(Figure scripts)

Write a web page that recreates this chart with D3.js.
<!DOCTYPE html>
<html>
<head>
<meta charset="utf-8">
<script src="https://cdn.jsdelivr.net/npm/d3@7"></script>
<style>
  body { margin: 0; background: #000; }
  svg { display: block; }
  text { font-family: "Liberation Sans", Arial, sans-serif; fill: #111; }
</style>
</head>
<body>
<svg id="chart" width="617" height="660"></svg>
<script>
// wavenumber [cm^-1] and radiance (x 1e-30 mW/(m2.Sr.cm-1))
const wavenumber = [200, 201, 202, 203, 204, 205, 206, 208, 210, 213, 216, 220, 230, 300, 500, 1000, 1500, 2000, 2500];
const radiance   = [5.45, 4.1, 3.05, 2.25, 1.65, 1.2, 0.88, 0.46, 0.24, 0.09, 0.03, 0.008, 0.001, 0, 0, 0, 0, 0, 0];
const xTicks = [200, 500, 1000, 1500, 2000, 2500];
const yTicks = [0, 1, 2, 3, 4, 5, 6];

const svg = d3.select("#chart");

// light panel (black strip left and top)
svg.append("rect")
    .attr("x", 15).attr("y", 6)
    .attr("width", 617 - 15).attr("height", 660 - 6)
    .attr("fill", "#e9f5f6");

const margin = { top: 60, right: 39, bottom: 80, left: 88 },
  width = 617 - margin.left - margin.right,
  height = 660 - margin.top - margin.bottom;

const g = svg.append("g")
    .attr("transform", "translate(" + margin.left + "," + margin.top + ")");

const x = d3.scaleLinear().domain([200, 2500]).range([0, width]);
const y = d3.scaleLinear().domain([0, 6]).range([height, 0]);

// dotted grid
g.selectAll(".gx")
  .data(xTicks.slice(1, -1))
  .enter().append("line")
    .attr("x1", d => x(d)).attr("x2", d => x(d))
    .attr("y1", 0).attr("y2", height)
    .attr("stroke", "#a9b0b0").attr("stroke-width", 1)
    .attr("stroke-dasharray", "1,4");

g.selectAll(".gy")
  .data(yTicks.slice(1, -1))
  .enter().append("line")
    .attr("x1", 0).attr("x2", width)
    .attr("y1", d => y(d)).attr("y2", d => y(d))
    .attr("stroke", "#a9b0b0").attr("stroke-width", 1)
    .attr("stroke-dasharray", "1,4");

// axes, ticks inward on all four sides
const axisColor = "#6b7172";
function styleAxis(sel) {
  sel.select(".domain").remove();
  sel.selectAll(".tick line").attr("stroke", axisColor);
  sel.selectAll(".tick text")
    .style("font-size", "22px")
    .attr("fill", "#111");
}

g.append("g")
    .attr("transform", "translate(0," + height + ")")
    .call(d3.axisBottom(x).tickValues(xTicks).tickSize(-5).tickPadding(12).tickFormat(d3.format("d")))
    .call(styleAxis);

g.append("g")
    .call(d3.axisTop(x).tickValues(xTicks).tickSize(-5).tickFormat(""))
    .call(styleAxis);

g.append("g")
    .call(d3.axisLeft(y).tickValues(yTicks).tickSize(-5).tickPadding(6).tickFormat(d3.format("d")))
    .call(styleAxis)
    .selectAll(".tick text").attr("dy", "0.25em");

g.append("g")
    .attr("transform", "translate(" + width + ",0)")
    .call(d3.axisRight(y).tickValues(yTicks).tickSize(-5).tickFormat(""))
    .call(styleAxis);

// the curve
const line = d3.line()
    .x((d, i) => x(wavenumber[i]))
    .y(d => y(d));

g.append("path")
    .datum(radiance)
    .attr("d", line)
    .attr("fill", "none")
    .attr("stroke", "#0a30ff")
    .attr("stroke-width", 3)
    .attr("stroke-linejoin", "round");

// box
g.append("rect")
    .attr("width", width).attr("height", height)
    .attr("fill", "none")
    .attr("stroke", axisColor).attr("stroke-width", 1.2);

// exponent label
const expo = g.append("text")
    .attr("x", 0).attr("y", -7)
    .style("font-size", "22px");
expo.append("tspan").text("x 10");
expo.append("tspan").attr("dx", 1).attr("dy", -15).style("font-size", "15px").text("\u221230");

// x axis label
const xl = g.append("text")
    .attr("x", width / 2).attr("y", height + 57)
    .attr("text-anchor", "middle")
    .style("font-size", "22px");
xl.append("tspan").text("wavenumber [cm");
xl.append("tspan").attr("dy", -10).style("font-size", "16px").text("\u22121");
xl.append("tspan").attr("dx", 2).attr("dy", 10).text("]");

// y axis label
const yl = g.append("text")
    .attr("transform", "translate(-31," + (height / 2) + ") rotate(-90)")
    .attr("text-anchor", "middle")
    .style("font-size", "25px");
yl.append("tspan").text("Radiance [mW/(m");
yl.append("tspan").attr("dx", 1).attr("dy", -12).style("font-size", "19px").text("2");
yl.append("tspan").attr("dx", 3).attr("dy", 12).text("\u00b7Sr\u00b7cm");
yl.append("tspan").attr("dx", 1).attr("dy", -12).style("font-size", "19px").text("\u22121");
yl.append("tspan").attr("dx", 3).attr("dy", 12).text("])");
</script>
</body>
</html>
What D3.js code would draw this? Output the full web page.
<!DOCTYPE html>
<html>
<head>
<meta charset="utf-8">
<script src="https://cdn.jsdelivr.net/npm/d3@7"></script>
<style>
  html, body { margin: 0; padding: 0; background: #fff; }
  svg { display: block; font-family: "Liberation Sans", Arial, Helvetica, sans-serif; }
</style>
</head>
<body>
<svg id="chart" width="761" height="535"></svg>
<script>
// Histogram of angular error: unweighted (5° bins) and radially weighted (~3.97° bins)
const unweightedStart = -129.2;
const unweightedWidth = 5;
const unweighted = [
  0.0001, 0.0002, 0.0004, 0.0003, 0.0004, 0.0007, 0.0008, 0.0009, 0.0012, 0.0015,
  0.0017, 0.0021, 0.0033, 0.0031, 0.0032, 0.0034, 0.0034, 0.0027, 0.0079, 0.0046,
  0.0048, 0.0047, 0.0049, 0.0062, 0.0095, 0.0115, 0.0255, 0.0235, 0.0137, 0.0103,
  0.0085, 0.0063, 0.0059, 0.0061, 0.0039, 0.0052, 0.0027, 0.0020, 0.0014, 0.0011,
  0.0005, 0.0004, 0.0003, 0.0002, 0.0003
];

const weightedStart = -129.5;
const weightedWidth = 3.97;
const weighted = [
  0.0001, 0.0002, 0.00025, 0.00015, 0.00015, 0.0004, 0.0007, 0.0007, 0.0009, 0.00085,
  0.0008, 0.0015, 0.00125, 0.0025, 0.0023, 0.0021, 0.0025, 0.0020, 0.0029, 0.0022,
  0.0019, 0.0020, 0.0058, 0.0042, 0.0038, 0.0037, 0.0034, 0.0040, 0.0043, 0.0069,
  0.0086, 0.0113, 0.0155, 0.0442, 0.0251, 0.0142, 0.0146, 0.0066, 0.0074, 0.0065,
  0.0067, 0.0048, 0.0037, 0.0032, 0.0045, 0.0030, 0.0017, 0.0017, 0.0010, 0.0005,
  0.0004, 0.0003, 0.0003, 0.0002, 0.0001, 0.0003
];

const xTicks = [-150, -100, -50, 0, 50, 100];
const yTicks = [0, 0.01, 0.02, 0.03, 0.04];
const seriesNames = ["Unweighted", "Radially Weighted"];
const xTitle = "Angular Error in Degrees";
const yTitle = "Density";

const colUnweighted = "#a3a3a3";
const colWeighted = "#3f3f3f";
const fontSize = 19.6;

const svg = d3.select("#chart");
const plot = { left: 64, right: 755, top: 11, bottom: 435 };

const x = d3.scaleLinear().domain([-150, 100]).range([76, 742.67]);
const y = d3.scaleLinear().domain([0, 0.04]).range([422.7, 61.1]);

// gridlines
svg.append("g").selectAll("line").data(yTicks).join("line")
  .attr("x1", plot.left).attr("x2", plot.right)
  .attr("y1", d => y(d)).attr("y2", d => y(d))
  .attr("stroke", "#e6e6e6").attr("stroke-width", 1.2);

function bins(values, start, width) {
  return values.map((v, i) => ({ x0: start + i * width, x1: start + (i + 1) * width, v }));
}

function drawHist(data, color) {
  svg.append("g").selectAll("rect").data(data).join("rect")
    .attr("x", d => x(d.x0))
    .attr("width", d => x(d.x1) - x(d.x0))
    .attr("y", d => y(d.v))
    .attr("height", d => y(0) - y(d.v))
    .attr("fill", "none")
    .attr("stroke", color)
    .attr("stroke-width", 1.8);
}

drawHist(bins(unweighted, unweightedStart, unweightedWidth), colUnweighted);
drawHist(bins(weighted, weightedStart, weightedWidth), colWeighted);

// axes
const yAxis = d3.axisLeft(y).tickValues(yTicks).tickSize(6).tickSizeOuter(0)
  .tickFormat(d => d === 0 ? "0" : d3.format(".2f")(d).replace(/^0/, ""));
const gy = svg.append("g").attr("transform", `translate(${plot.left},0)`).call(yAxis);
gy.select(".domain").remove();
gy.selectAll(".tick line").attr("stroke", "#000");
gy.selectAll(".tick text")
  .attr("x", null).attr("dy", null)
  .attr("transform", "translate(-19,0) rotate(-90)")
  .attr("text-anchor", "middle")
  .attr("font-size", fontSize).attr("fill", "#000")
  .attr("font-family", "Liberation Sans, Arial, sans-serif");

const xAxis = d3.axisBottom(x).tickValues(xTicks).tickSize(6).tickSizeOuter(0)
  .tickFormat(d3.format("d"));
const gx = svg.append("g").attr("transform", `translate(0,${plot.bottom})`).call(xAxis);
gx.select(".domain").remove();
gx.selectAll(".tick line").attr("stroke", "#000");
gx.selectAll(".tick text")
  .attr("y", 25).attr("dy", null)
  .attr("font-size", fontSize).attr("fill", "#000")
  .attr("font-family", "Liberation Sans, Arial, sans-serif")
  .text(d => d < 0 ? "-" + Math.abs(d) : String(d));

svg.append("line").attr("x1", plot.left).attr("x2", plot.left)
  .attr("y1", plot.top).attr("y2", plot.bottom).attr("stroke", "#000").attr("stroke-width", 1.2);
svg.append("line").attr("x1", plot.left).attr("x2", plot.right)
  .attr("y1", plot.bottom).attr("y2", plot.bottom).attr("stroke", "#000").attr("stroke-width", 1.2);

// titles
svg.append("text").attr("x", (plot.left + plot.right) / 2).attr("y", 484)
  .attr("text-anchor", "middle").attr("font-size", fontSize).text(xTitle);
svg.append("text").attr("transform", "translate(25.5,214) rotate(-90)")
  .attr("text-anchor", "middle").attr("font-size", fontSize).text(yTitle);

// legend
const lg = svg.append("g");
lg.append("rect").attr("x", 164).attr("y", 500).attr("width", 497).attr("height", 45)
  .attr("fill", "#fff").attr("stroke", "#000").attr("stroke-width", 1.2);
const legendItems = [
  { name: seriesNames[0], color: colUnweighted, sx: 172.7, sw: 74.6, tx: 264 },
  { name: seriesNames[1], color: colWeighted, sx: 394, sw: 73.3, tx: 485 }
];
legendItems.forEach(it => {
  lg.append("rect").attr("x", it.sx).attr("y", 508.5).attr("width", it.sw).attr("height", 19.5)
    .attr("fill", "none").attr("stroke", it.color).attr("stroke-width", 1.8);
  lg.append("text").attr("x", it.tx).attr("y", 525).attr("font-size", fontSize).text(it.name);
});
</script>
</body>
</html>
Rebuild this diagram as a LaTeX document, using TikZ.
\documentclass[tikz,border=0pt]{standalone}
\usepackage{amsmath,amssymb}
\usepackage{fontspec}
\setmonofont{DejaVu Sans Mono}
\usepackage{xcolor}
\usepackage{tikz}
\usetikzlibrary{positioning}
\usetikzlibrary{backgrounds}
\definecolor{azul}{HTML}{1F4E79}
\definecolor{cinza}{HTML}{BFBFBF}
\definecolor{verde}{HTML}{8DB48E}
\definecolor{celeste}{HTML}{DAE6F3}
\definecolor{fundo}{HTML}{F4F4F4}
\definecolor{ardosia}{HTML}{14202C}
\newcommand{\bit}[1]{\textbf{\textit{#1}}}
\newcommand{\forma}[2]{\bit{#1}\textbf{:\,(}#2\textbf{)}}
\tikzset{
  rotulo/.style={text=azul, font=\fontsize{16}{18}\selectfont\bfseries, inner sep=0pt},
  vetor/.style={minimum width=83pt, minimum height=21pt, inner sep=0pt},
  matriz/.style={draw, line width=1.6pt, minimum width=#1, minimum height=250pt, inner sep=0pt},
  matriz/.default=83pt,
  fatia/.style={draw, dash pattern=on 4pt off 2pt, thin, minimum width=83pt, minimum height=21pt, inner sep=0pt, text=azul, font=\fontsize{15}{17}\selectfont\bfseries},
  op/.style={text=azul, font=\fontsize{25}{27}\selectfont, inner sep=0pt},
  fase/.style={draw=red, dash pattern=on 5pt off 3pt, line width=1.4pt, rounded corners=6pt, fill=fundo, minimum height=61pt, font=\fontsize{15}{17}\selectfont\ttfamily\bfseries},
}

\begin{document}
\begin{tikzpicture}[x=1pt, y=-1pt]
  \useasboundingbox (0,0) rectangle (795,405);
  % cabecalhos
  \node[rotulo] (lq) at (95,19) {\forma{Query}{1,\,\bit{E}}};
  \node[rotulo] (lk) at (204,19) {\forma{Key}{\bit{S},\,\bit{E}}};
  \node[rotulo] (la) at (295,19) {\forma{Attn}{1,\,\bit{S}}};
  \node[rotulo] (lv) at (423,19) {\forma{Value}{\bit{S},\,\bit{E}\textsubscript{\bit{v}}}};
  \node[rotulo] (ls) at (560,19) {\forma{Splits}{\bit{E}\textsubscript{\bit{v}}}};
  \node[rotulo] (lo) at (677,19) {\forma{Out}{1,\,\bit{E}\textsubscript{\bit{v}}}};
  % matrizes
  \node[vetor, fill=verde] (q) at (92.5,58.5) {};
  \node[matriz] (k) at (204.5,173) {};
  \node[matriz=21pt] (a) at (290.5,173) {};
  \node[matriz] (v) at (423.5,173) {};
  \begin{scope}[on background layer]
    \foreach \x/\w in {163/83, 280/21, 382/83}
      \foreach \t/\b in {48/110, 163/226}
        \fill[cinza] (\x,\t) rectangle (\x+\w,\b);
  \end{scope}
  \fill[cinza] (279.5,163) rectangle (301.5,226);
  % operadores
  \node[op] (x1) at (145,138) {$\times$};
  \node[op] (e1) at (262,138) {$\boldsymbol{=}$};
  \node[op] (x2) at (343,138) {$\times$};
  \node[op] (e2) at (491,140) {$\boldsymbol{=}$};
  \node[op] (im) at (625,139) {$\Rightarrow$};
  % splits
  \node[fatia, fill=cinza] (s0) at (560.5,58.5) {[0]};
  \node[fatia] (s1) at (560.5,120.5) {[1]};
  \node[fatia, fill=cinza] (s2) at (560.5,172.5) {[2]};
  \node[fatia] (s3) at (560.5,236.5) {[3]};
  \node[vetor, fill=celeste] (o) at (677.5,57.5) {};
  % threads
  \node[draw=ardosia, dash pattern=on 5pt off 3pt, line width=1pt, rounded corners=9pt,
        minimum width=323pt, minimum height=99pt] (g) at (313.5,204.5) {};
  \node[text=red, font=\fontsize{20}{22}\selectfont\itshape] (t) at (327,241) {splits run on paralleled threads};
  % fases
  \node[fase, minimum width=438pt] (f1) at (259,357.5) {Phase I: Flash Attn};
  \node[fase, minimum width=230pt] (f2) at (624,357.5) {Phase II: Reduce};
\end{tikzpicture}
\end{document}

◆ Short problem ◆
Write out every line of the entries that holds the word "page".

◆ Exercise solution ◆
Write a web page that recreates this chart with D3.js.
What D3.js code would draw this? Output the full web page.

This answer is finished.